The sun that had not yet risen must have been producing a solar flare or two. The bright silver moon declining in the west reflected so much light that the shadows of its craters had blurred away. It looked not like a solid object but instead like a hole in the night sky, pure and dangerous light shining through from another universe.

In the motel office, she returned the room key. Behind the front desk, a guy with a shaved head and a chin beard asked if everything had been to her satisfaction, almost as if he genuinely cared. She nearly said, With all the bugs, I imagine a lot of your guests are entomologists. But she didn’t want to leave him with a more memorable image of her than the one he got from picturing her naked. She said, “Yeah, fine,” and walked out of there.

At check-in, she had paid cash in advance and used one of her counterfeit driver’s licenses to provide the required ID, according to which Lucy Aimes of Sacramento had just left the building.

Early-spring flying beetles of some kind clicked in the metal cones of the lamps mounted to the ceiling of the covered walkway, and their exaggerated spriggy-legged shadows jigged on the spotlit concrete underfoot.

As she walked to the diner next door, which was part of the motel operation, she was aware of the security cameras but didn’t look directly at any of them. Surveillance had become inescapable.

The only cameras that could undo her, however, were those in airports, train stations, and other key facilities that were linked to computers running real-time state-of-the-art facial-recognition software. Her flying days were over. She went everywhere by car.

When all this started, she’d been a natural blonde with long hair. Now she was a brunette with a shorter cut. Changes of that kind could not foil facial recognition if you were being hunted. Short of spackling herself with an obvious disguise that would also draw unwanted attention, she could not have done much to change the shape of her face or the many unique details of her features to escape this mechanized detection.





3




* * *



A THREE-EGG CHEESE OMELET, a double rasher of bacon, sausage, extra butter for the toast, hold the home fries, coffee instead of orange juice: She thrived on protein, but too many carbs made her feel sluggish and slow-witted. She didn’t worry about fat, because she’d have to live another two decades to develop arteriosclerosis.

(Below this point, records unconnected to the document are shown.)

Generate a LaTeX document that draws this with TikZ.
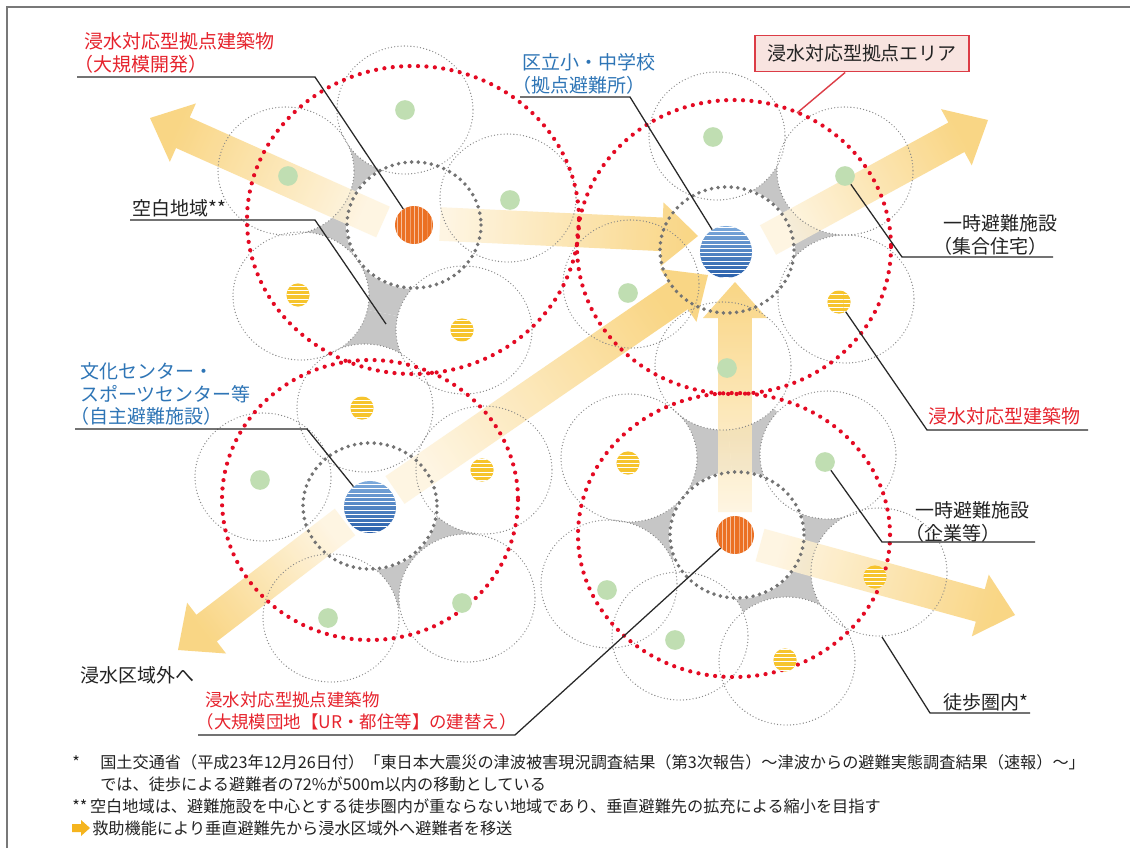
\documentclass[tikz,border=0pt]{standalone}
\usepackage{fontspec}
\setmainfont{Noto Sans CJK JP}
\usetikzlibrary{calc,patterns}

\definecolor{dotred}{RGB}{228,10,35}
\definecolor{hubgray}{RGB}{115,115,115}
\definecolor{ringgray}{RGB}{135,135,135}
\definecolor{gapgray}{RGB}{198,198,198}
\definecolor{framegray}{RGB}{120,120,120}
\definecolor{arrowdeep}{RGB}{249,207,112}
\definecolor{arrowpale}{RGB}{254,244,222}
\definecolor{hubblue}{RGB}{40,95,170}
\definecolor{hubblueL}{RGB}{125,170,220}
\definecolor{hubora}{RGB}{235,112,35}
\definecolor{facyel}{RGB}{246,196,45}
\definecolor{facgrn}{RGB}{192,222,178}
\definecolor{txtblue}{RGB}{46,117,182}
\definecolor{txtred}{RGB}{230,35,45}
\definecolor{txtblack}{RGB}{35,35,35}
\definecolor{leadgray}{RGB}{40,40,40}
\definecolor{boxred}{RGB}{220,60,70}
\definecolor{boxpink}{RGB}{248,228,224}
\definecolor{iconora}{RGB}{245,180,30}

\newcommand\lblfont{\fontsize{13.5}{16.3}\selectfont}
\newcommand\smlblfont{\fontsize{12.4}{15.6}\selectfont}
\newcommand\fnfont{\fontsize{11.5}{14}\selectfont}
\newcommand\lpar{\makebox[0.5em][r]{（}}

\newcommand\fatarrow[3]{%
  \coordinate (hb) at ($(#2)!0.9cm!(#1)$);
  \shade[arrowfill, shading angle=#3]
    ($(#1)!0.42cm!90:(#2)$) -- ($(hb)!0.42cm!90:(#2)$) -- ($(hb)!0.8cm!90:(#2)$) -- (#2)
    -- ($(hb)!0.8cm!-90:(#2)$) -- ($(hb)!0.42cm!-90:(#2)$) -- ($(#1)!0.42cm!-90:(#2)$) -- cycle;}

\begin{document}
\begin{tikzpicture}[x=0.025cm, y=-0.025cm,
    ring/.style={draw=ringgray, line width=0.95pt, dash pattern=on 0pt off 2.3pt, line cap=round},
    hubring/.style={draw=hubgray, line width=2.8pt, dash pattern=on 0pt off 4.7pt, line cap=round},
    zone/.style={draw=dotred, line width=3pt, dash pattern=on 0pt off 6pt, line cap=round},
    arrowfill/.style={left color=arrowpale, right color=arrowdeep, opacity=0.85},
    fac/.style={circle, inner sep=0pt},
    orangefac/.style={fac, minimum size=27pt, preaction={fill=hubora}, pattern=vertical lines, pattern color=white!55!hubora},
    bluefac/.style={fac, minimum size=37pt, preaction={top color=hubblueL, bottom color=hubblue}, pattern=horizontal lines, pattern color=white},
    yelfac/.style={fac, minimum size=16.5pt, preaction={fill=facyel}, pattern=horizontal lines, pattern color=white},
    grnfac/.style={fac, minimum size=14pt, fill=facgrn},
    leader/.style={draw=leadgray, line width=0.9pt},
    lbl/.style={anchor=west, inner sep=0pt, align=left, font=\lblfont, text=txtblack},
    fn/.style={anchor=west, inner sep=0pt, font=\fnfont, text=txtblack}]

  \fill[white] (0,0) rectangle (1130,848);
  \useasboundingbox (0,0) rectangle (1130,848);
  \draw[framegray, line width=0.8pt] (7,848) -- (7,7) -- (1130,7);

  \coordinate (h1) at (414,225);
  \coordinate (h2) at (727,250);
  \coordinate (h3) at (370,506);
  \coordinate (h4) at (737,535);
  \coordinate (c1a) at (405,110);
  \coordinate (c1b) at (286,171);
  \coordinate (c1c) at (508,198);
  \coordinate (c1d) at (301,296);
  \coordinate (c1e) at (464,330);
  \coordinate (c2a) at (717,136);
  \coordinate (c2b) at (845,171);
  \coordinate (c2c) at (846,299);
  \coordinate (c2d) at (631,284);
  \coordinate (c2e) at (723,366);
  \coordinate (c3a) at (365,408);
  \coordinate (c3b) at (263,477);
  \coordinate (c3c) at (484,470);
  \coordinate (c3d) at (331,618);
  \coordinate (c3e) at (467,598);
  \coordinate (c4a) at (629,458);
  \coordinate (c4b) at (828,455);
  \coordinate (c4c) at (879,572);
  \coordinate (c4d) at (787,661);
  \coordinate (c4e) at (680,636);
  \coordinate (c4f) at (609,584);

  \fill[gapgray] (c1b) -- (c1a) -- (h1) -- cycle;
  \fill[gapgray] (c1b) -- (h1) -- (c1d) -- cycle;
  \fill[gapgray] (c1d) -- (h1) -- (c1e) -- cycle;
  \fill[gapgray] (c1d) -- (c1e) -- (c3a) -- cycle;
  \fill[gapgray] (c2a) -- (c2b) -- (h2) -- cycle;
  \fill[gapgray] (c2b) -- (c2c) -- (h2) -- cycle;
  \fill[gapgray] (h3) -- (c3c) -- (c3e) -- cycle;
  \fill[gapgray] (h3) -- (c3e) -- (c3d) -- cycle;
  \fill[gapgray] (c4a) -- (c2e) -- (h4) -- cycle;
  \fill[gapgray] (c2e) -- (c4b) -- (h4) -- cycle;
  \fill[gapgray] (c4b) -- (c4c) -- (h4) -- cycle;
  \fill[gapgray] (h4) -- (c4c) -- (c4d) -- cycle;
  \fill[gapgray] (c4a) -- (h4) -- (c4f) -- cycle;
  \fill[gapgray] (h4) -- (c4e) -- (c4d) -- cycle;

  \foreach \c in {c1a,c1b,c1c,c1d,c1e,c2a,c2b,c2c,c2d,c2e,c3a,c3b,c3c,c3d,c3e,c4a,c4b,c4c,c4d,c4e,c4f,h1,h2,h3,h4}
    \fill[white] (\c) ellipse [x radius=68, y radius=64];

  \coordinate (wS) at (383,222);  \coordinate (wT) at (150,118);
  \coordinate (eS) at (440,224);  \coordinate (eT) at (698,236);
  \coordinate (neS) at (768,240); \coordinate (neT) at (988,120);
  \coordinate (dS) at (395,490);  \coordinate (dT) at (708,275);
  \coordinate (swS) at (345,522); \coordinate (swT) at (178,650);
  \coordinate (nS) at (735,512);  \coordinate (nT) at (735,282);
  \coordinate (seS) at (760,545); \coordinate (seT) at (1015,615);
  \fatarrow{wS}{wT}{246}
  \fatarrow{eS}{eT}{87}
  \fatarrow{neS}{neT}{119}
  \fatarrow{dS}{dT}{125}
  \fatarrow{swS}{swT}{308}
  \fatarrow{nS}{nT}{180}
  \fatarrow{seS}{seT}{75}

  \foreach \c in {c1a,c1b,c1c,c1d,c1e,c2a,c2b,c2c,c2d,c2e,c3a,c3b,c3c,c3d,c3e,c4a,c4b,c4c,c4d,c4e,c4f}
    \draw[ring] (\c) ellipse [x radius=68, y radius=64];
  \foreach \c in {h1,h2,h3,h4}
    \draw[hubring] (\c) ellipse [x radius=67, y radius=63];

  \draw[zone] (413,220) ellipse [x radius=166, y radius=154];
  \draw[zone] (734,247) ellipse [x radius=157, y radius=147];
  \draw[zone] (370,500) ellipse [x radius=148, y radius=140];
  \draw[zone] (734,535) ellipse [x radius=156, y radius=142];

  \node[orangefac] (fA) at (414,225) {};
  \node[orangefac] (fD) at (735,535) {};
  \node[bluefac] (fB) at (726,252) {};
  \node[bluefac] (fC) at (370,507) {};
  \foreach \n/\p in {y1d/{298,295}, y1e/{462,330}, y3a/{362,408}, y3c/{482,470},
                     y4a/{628,463}, y2c/{839,302}, y4c/{875,577}, y4d/{785,660}}
    \node[yelfac] (\n) at (\p) {};
  \foreach \n/\p in {g1a/{405,110}, g1b/{288,176}, g1c/{510,200}, g2a/{713,137},
                     g2b/{845,176}, g2d/{628,293}, g2e/{727,368}, g3b/{260,480},
                     g3d/{328,618}, g3e/{462,603}, g4b/{825,462}, g4f/{607,590}, g4e/{675,640}}
    \node[grnfac] (\n) at (\p) {};

  \node[lbl, text=txtred] (lbBig) at (84,52.5) {浸水対応型拠点建築物\\\lpar 大規模開発）};
  \coordinate (uBig) at (77,77);  \coordinate (kBig) at (315,77);
  \draw[leader] (uBig) -- (kBig) -- (fA);

  \node[lbl, text=txtblue] (lbSchool) at (522,73.5) {区立小・中学校\\\lpar 拠点避難所）};
  \coordinate (uSchool) at (520,97);  \coordinate (kSchool) at (630,97);
  \draw[leader] (uSchool) -- (kSchool) -- (fB);

  \node[draw=boxred, fill=boxpink, line width=1pt, minimum width=152pt, minimum height=26pt,
        inner sep=0pt, font=\lblfont, text=txtblack] (area) at (862,53.5) {浸水対応型拠点エリア};
  \coordinate (areaTip) at (797,113);
  \draw[draw=boxred, line width=1pt] ([xshift=-12pt]area.south) -- (areaTip);

  \node[lbl] (lbGap) at (132,208) {空白地域**};
  \coordinate (uGap) at (130,220);  \coordinate (kGap) at (315,220);
  \coordinate (gapPt) at (386,324);
  \draw[leader] (uGap) -- (kGap) -- (gapPt);

  \node[lbl] (lbHouse) at (943,234.5) {一時避難施設\\\lpar 集合住宅）};
  \coordinate (uHouse) at (1053,257);  \coordinate (kHouse) at (902,257);
  \draw[leader] (uHouse) -- (kHouse) -- (g2b);

  \node[lbl, text=txtred] (lbFlood) at (928,416) {浸水対応型建築物};
  \coordinate (uFlood) at (1088,430);  \coordinate (kFlood) at (927,430);
  \draw[leader] (uFlood) -- (kFlood) -- (y2c);

  \node[lbl, text=txtblue] (lbCult) at (80,394) {文化センター・\\スポーツセンター等\\\lpar 自主避難施設）};
  \coordinate (uCult) at (75,429);  \coordinate (kCult) at (307,429);
  \draw[leader] (uCult) -- (kCult) -- (fC);

  \node[lbl] (lbFirm) at (915,521.5) {一時避難施設\\\lpar 企業等）};
  \coordinate (uFirm) at (1035,542);  \coordinate (kFirm) at (882,542);
  \draw[leader] (uFirm) -- (kFirm) -- (g4b);

  \node[lbl] (lbWalk) at (943,702) {徒歩圏内*};
  \coordinate (uWalk) at (1030,713);  \coordinate (kWalk) at (930,713);
  \coordinate (walkPt) at (882,637);
  \draw[leader] (uWalk) -- (kWalk) -- (walkPt);

  \node[lbl] (lbOut) at (80,675) {浸水区域外へ};

  \node[lbl, text=txtred, font=\smlblfont] (lbDanchi) at (205,711) {浸水対応型拠点建築物\\\lpar 大規模団地【UR・都住等】の建替え）};
  \coordinate (uDanchi) at (198,735);  \coordinate (kDanchi) at (515,735);
  \draw[leader] (uDanchi) -- (kDanchi) -- (fD);

  \node[fn] (fnMark) at (72,762) {*};
  \node[fn] (fnSrc) at (100,762) {国土交通省（平成23年12月26日付）「東日本大震災の津波被害現況調査結果（第3次報告）～津波からの避難実態調査結果（速報）～」};
  \node[fn] (fnSrc2) at (100,784) {では、徒歩による避難者の72\%が500m以内の移動としている};
  \node[fn] (fnGap) at (72,806) {**\,空白地域は、避難施設を中心とする徒歩圏内が重ならない地域であり、垂直避難先の拡充による縮小を目指す};
  \fill[iconora] (72,824) -- (81,824) -- (81,820) -- (90,828) -- (81,836) -- (81,832) -- (72,832) -- cycle;
  \node[fn] (fnArrow) at (92,828) {救助機能により垂直避難先から浸水区域外へ避難者を移送};
\end{tikzpicture}
\end{document}
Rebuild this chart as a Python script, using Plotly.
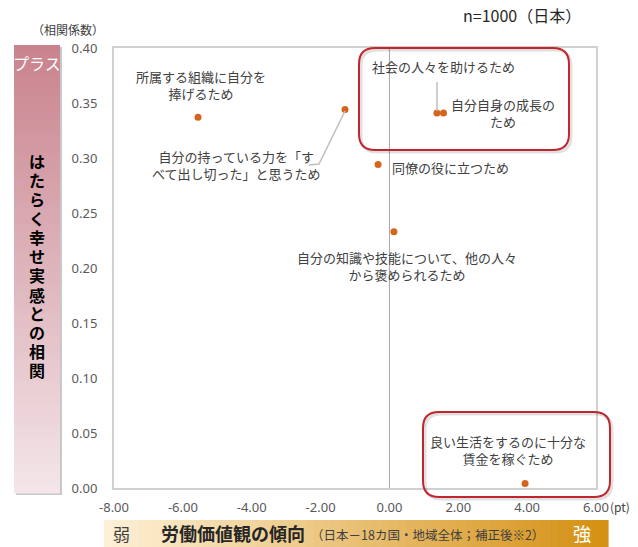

The waitress brought refill coffee. She was thirtyish, pretty in a faded-flower way, too pale and too thin, as if life whittled and bleached her day by day. “You hear about Philadelphia?”

“What now?”

“Some crazies crashed this private jet plane straight into four lanes of bumper-to-bumper morning traffic. TV says there must’ve been a full load of fuel. Almost a mile of highway on fire, this bridge collapsed totally, cars and trucks blowing up, those poor people trapped in it. Horrible. We got a TV in the kitchen. It’s too awful to look. Makes you sick to watch it. They say they do it for God, but it’s the devil in them. What are we ever gonna do?”

“I don’t know,” Jane said.

“I don’t think anybody knows.”

“I don’t think so, either.”

The waitress returned to the kitchen, and Jane finished eating breakfast. If you let the news spoil your appetite, there wouldn’t be a day you could eat.





4




* * *



THE BLACK FORD ESCAPE appeared to be Detroit-lite, but this one had secrets under the hood and the power to outrun anything with the words TO SERVE AND PROTECT on its front doors.